5. The Client shall not without the prior written consent of the Supplier discloses any part of the Information to any person except:
a. The Client’s own employees who need to know such information;
b. The Client’s auditors, Tax authorities, Customs & Excise and any other persons or bodies having a right, duty or obligation to know the business of the Client and then only in pursuance of such right duty or obligation;
c. Any person who is from time-to-time appointed by the Client to maintain any equipment on which the Programs are being used and then only to the extent necessary to enable such person properly to maintain such equipment;
d. Any professional adviser of the Client in connection with a dispute arising from this Agreement or the Client’s use of the Programs.
6. The Client undertakes to ensure that the persons and bodies mentioned in clauses 5(a), 5(b), 5(c) and 5(d) are made aware prior to the disclosure of, any part of the Information that the same is confidential and that they owe a duty of confidence to the Supplier.

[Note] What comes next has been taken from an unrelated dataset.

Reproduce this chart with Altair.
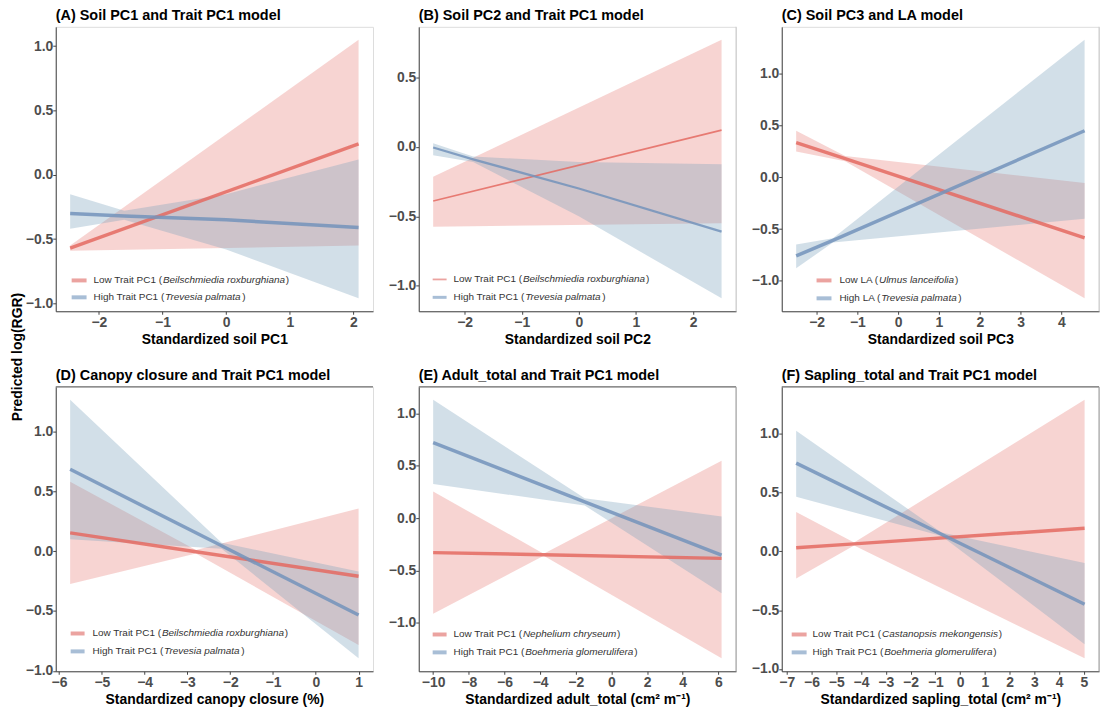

7. The Client shall indemnify the Supplier against any loss or damage which the Supplier may sustain or incur as a result of the Client failing to comply with such undertaking
8. The Client shall promptly notify the Supplier if it becomes aware of any breach of confidence by any person to whom the Client divulges all or any part of the Information and shall give the Supplier all reasonable assistance in connection with any proceedings that the Supplier may institute against such person for breach of confidence.
Notwithstanding anything to the contrary in this Agreement, neither Party shall be liable by reason of failure or delay in the performance of its duties and obligations under this Agreement if such failure or delay is caused by acts of God, war, riot, fire, civil commotion, strikes, lock outs, embargoes, any orders of governmental, quasi-governmental, or local authorities or any other similar cause beyond its control and without its fault or negligence.